WASHINGTON -- Reflecting growing concern over recent reductions in defense spending, the United States' top military leaders have warned that the Pentagon must boost its budget for weapons modernization sooner than planned or risk eroding military preparedness.
In a memo to Defense Secretary William J. Perry, the military service chiefs recommend increasing the modernization budget to $60 billion a year by fiscal 1998, rather than fiscal 2000, as currently anticipated. The budget currently stands at $39 billion.
The unusual move by Gen. John M. Shalikashvili, chairman of the Joint Chiefs of Staff, and the heads of the four individual services is intended to serve as a warning flag, both to the Clinton administration and to the top generals and admirals involved in putting together the military budget.
Although President Clinton has promised to restore some of the recent defense spending cuts by fiscal 2000, the services say they are being squeezed and have had to use funds from their modernization and procurement budgets to help keep military readiness from slipping.

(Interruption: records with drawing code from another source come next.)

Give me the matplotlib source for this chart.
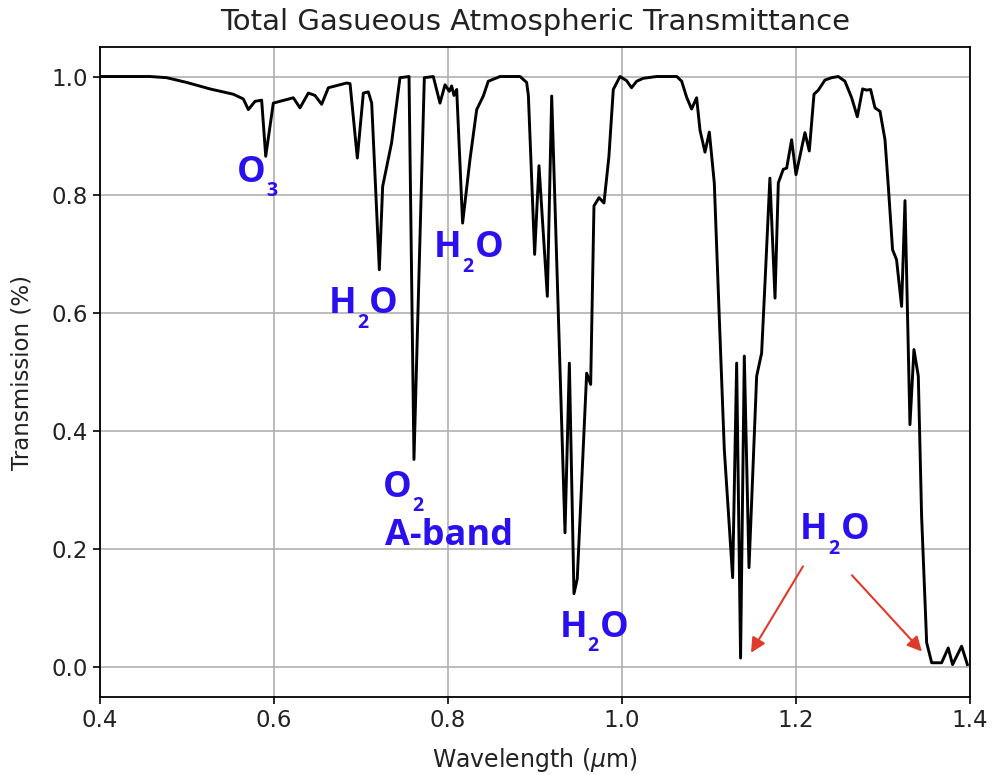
import matplotlib
matplotlib.use("Agg")
import matplotlib.pyplot as plt

wavelength = [
    0.400, 0.430, 0.4575, 0.4766, 0.4996, 0.5264, 0.5533, 0.5648, 0.5705, 0.5782,
    0.5858, 0.5905, 0.5992, 0.6222, 0.6299, 0.6395, 0.6471, 0.6548, 0.6625, 0.6835,
    0.6874, 0.6958, 0.7027, 0.7084, 0.7123, 0.7211, 0.7249, 0.7352, 0.7448, 0.7552,
    0.7609, 0.7728, 0.7831, 0.7908, 0.7966, 0.8015, 0.8042, 0.8069, 0.8100, 0.8168,
    0.8253, 0.8330, 0.8406, 0.8463, 0.8598, 0.8828, 0.8904, 0.8924, 0.8996, 0.9046,
    0.9142, 0.9192, 0.9345, 0.9395, 0.9448, 0.9486, 0.9594, 0.9640, 0.9678, 0.9736,
    0.9793, 0.9850, 0.9900, 0.9977, 1.0053, 1.0110, 1.0169, 1.0245, 1.0400, 1.0630,
    1.0686, 1.0743, 1.0800, 1.0858, 1.0897, 1.0954, 1.1004, 1.1061, 1.1118, 1.1176,
    1.1272, 1.1318, 1.1363, 1.1406, 1.1460, 1.1548, 1.1605, 1.1644, 1.1700, 1.1759,
    1.1797, 1.1854, 1.1893, 1.1950, 1.2000, 1.2103, 1.2153, 1.2207, 1.2257, 1.2333,
    1.2410, 1.2486, 1.2563, 1.2640, 1.2705, 1.2766, 1.2812, 1.2858, 1.2908, 1.2966,
    1.3023, 1.3061, 1.3110, 1.3156, 1.3214, 1.3253, 1.3310, 1.3356, 1.3406, 1.3444,
    1.3502, 1.3560, 1.3674, 1.3750, 1.3800, 1.3904, 1.3970,
]
transmittance = [
    1.000, 1.000, 1.000, 0.998, 0.990, 0.979, 0.970, 0.962, 0.944, 0.958,
    0.960, 0.865, 0.955, 0.964, 0.947, 0.972, 0.968, 0.953, 0.981, 0.989,
    0.988, 0.862, 0.972, 0.974, 0.955, 0.673, 0.814, 0.888, 0.998, 1.000,
    0.352, 0.998, 1.000, 0.955, 0.986, 0.975, 0.984, 0.968, 0.978, 0.752,
    0.860, 0.944, 0.967, 0.992, 1.000, 1.000, 0.990, 0.968, 0.699, 0.849,
    0.628, 0.967, 0.228, 0.515, 0.125, 0.150, 0.498, 0.479, 0.781, 0.795,
    0.786, 0.865, 0.978, 1.000, 0.993, 0.981, 0.992, 0.997, 1.000, 1.000,
    0.992, 0.965, 0.945, 0.964, 0.909, 0.872, 0.906, 0.820, 0.594, 0.369,
    0.152, 0.515, 0.016, 0.527, 0.169, 0.493, 0.532, 0.651, 0.828, 0.625,
    0.820, 0.843, 0.845, 0.893, 0.834, 0.905, 0.874, 0.970, 0.977, 0.994,
    0.998, 1.000, 0.992, 0.964, 0.932, 0.979, 0.977, 0.978, 0.947, 0.941,
    0.893, 0.815, 0.707, 0.690, 0.611, 0.790, 0.411, 0.538, 0.493, 0.256,
    0.042, 0.008, 0.008, 0.033, 0.005, 0.036, 0.005,
]

x_ticks = [0.4, 0.6, 0.8, 1.0, 1.2, 1.4]
y_ticks = [0.0, 0.2, 0.4, 0.6, 0.8, 1.0]

# annotation labels: (main, subscript, tail, x, y)
labels = [
    ('O', '3', '', 0.5575, 0.822),
    ('H', '2', 'O', 0.6635, 0.599),
    ('H', '2', 'O', 0.7842, 0.694),
    ('O', '2', '', 0.7255, 0.289),
    ('A-band', '', '', 0.7277, 0.208),
    ('H', '2', 'O', 0.9279, 0.052),
    ('H', '2', 'O', 1.2049, 0.2166),
]
arrows = [
    ((1.208, 0.171), (1.1483, 0.025)),
    ((1.2644, 0.156), (1.3448, 0.027)),
]

fig = plt.figure(figsize=(9.92, 7.75), dpi=100)
ax = fig.add_axes([0.1008, 0.1006, 0.9778 - 0.1008, 0.9394 - 0.1006])

ax.plot(wavelength, transmittance, color='black', lw=2.1, zorder=3)
ax.set_xlim(0.4, 1.4)
ax.set_ylim(-0.05, 1.05)
ax.set_xticks(x_ticks)
ax.set_yticks(y_ticks)
ax.grid(True, color='#b0b0b0', lw=1.2)
ax.tick_params(labelsize=16.5, width=1.2, length=5, labelcolor='#222222')
for s in ax.spines.values():
    s.set_linewidth(1.3)

ax.set_title('Total Gasueous Atmospheric Transmittance', fontsize=21,
             color='#222222', pad=12)
ax.set_xlabel(r'Wavelength ($\mu$m)', fontsize=17, color='#222222', labelpad=10)
ax.set_ylabel('Transmission (%)', fontsize=16.5, color='#222222', labelpad=13)

lab_color = '#2a10f0'
kw = dict(color=lab_color, fontweight='bold', family='Open Sans', zorder=4)
for main, sub, tail, x, y in labels:
    t_main = ax.text(x, y, main, fontsize=26, ha='left', va='baseline', **kw)
    if sub:
        t_sub = ax.annotate(sub, xy=(1, 0), xycoords=t_main, xytext=(0.5, -7.5),
                            textcoords='offset points', fontsize=14,
                            ha='left', va='bottom', **kw)
        if tail:
            ax.annotate(tail, xy=(1, 0), xycoords=(t_sub, t_main), xytext=(0.5, 0),
                        textcoords='offset points', fontsize=26,
                        ha='left', va='bottom', **kw)

for (x0, y0), (x1, y1) in arrows:
    ax.annotate('', xy=(x1, y1), xytext=(x0, y0),
                arrowprops=dict(arrowstyle='-|>', color='#e03a2a', lw=1.5,
                                mutation_scale=22, shrinkA=0, shrinkB=0))

fig.savefig('out.png', dpi=100)
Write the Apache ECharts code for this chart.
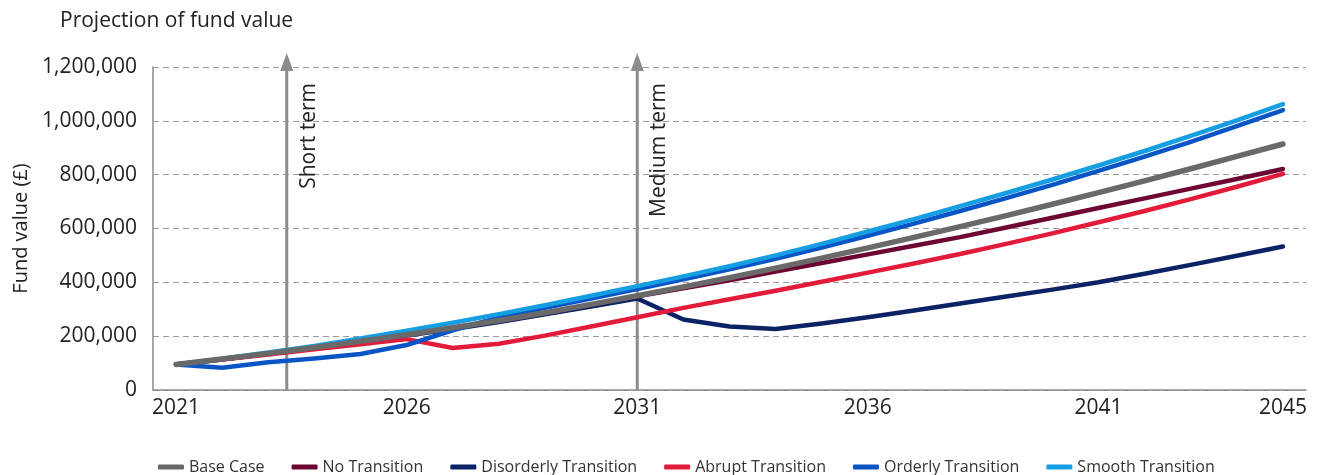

There has been no immediate indication that the administration would adopt the Joint Chiefs' recommendation in the fiscal 1997 budget, which is due out early next year. Mr. Clinton is already under pressure to hold down spending.
Wait till next year
Although Mr. Perry pledged in a return memo to General Shalikashvili and the other chiefs to "work closely with you to accelerate" the budget increase, officials said the memo has come so late in the budget-preparation process that any serious consideration must likely wait until next year.
Military leaders have been warning for months that many of the weapons systems and types of equipment in need of upgrading or replacement were not being modernized on schedule.
All four services have put off purchases of a wide array of new and replacement weapons and equipment, from fighter aircraft and helicopters to ships, tanks and basic trucks. They also have begun to accumulate maintenance backlogs.
Mr. Clinton asserted last winter that the squeeze on modernization would be temporary, and he pledged to restore ** much of the earlier cutbacks by the turn of the century. With pressures on overall federal spending mounting daily, however, military leaders have been skeptical that the White House can come through.
$39 billion for procurement
In the fiscal 1996 budget that it sent Congress last January, the administration requested $39 billion for procurement -- a drop of 71 percent from the 1985 peak, after adjustment for inflation. The Republican-controlled Congress raised that to $43 billion, but the House and Senate bills are stalled in a conference committee.
Both the administration and the Joint Chiefs want the individual services to provide at least some of the difference by saving money in other areas, such as eliminating unnecessary programs and transferring some jobs to civilian contractors, but the effort is not yielding much.
Senior military officials insisted that the memo, while strongly worded, is not intended to provoke a confrontation with the administration, but merely to put the service chiefs on record as cautioning that the procurement problem may soon become serious.